Using a “bad” VPN or one with poor data security practices is worse than using no VPN at all. If you’re not using a VPN your network requests will flow directly to your ISP. If you’re using a VPN that tracks and stores your network activity, you’re sharing your data with a third-party that isn’t even protecting you.

VPN’s Can Hide Your IP Address, But Tracking Is More Advanced Than That

If you’re using a VPN to keep your identity hidden, they may help but they can’t completely hide your digital footprint. A VPN can make it appear as if you’re in a different location with a different IP address. The VPN cannot protect you from other tracking methods that websites use. For example, if you use your Facebook account while connected to a VPN Facebook will still know it’s you. If you use Google to search for “Restaurants in [your location]” while logged in to your Gmail, Google will know exactly where you are.

To truly avoid internet tracking you must take more steps than just using a VPN. Websites use more advanced tracking methods like browser fingerprinting which a VPN can’t avoid.

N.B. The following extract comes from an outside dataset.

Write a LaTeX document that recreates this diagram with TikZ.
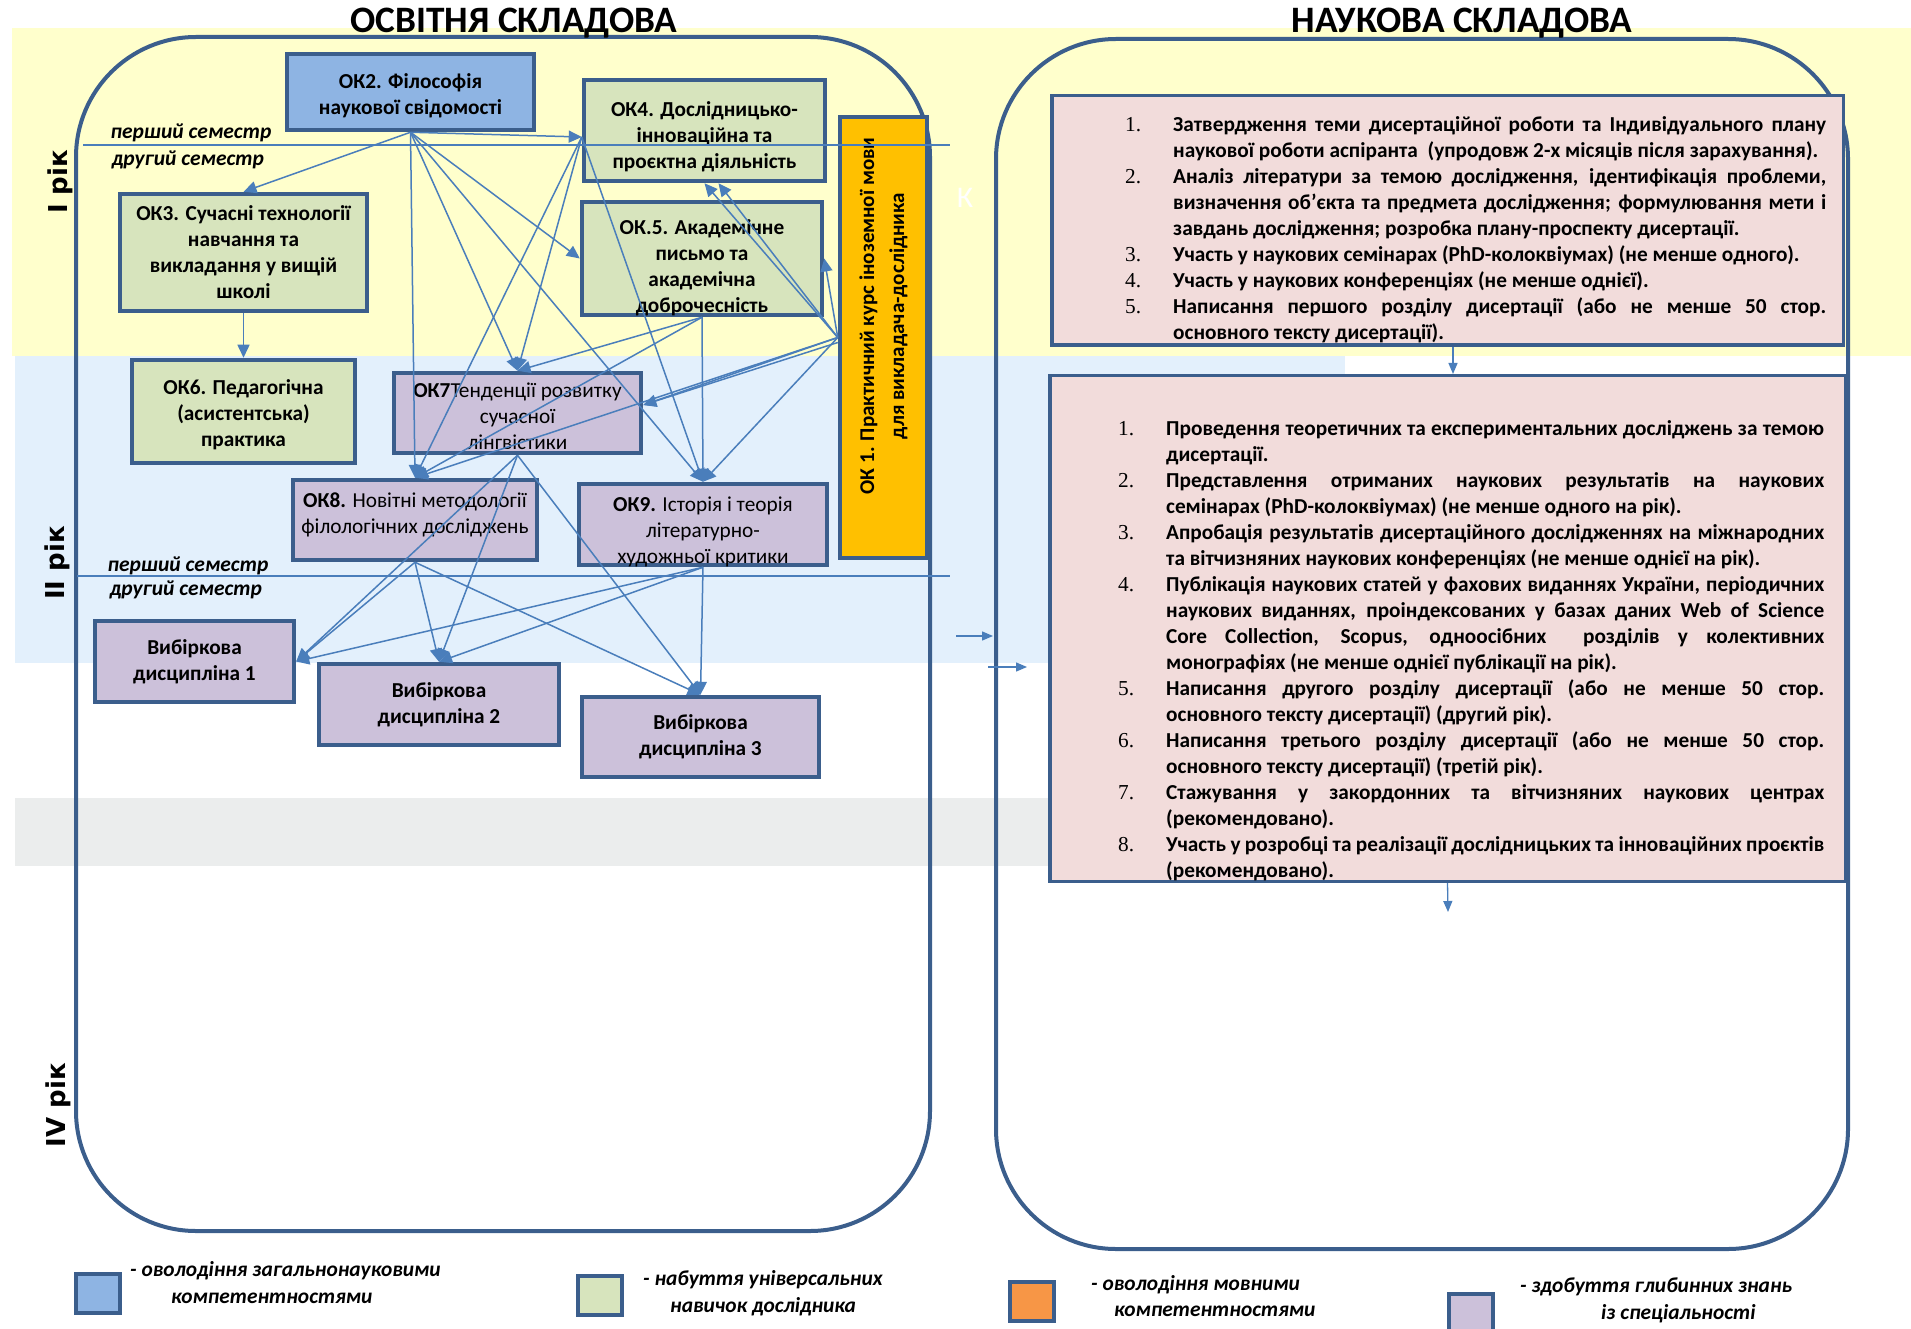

Some Websites & Streaming Services Block VPNs

If you stream video from Netflix or other streaming services, you may find that due to your VPN connection you can no longer stream content. There are some approved VPN services that will allow you to stream from providers that block VPNs. However, if you have to disconnect from your VPN to stream videos online you could be leaking your IP address to other websites.

Myth: All VPN Providers Work The Same

It’s easy to assume that “a VPN is a VPN” and they all work the same. This is not true. Each VPN service has different server locations, encryption technologies, and data security measures. There are even differences between the free and paid versions of certain VPNs. While there are some reliable comparison sites out there, you should also do your own checks on your connection to make sure you aren’t experiencing DNS or IP address leaks.

You Can Set Up Your Own “Virtual Private Network”

If you truly want a VPN but don’t trust any of the available services, you can set up your own. Use OpenVPN which is open-source software that lets anyone implement a VPN. It will create secure point-to-point or site-to-site connections in routed or bridged configurations. You can combine this with your own virtual private server to obtain the same security you would have with most VPNs for a portion of the cost.

Read More: How to Install OpenVPN

Conclusion: VPNs Are a Great Tool, But They Aren’t All-Encompassing

It’s easy to assume that with a VPN you will achieve the highest level of privacy and security with very little effort. We still believe that they are a valuable part of a complete arsenal of privacy tools. If you are worried about the websites you visit finding your IP address, then a VPN is a great tool. If you’re looking for a one stop shop for total privacy protection, a VPN is not your answer.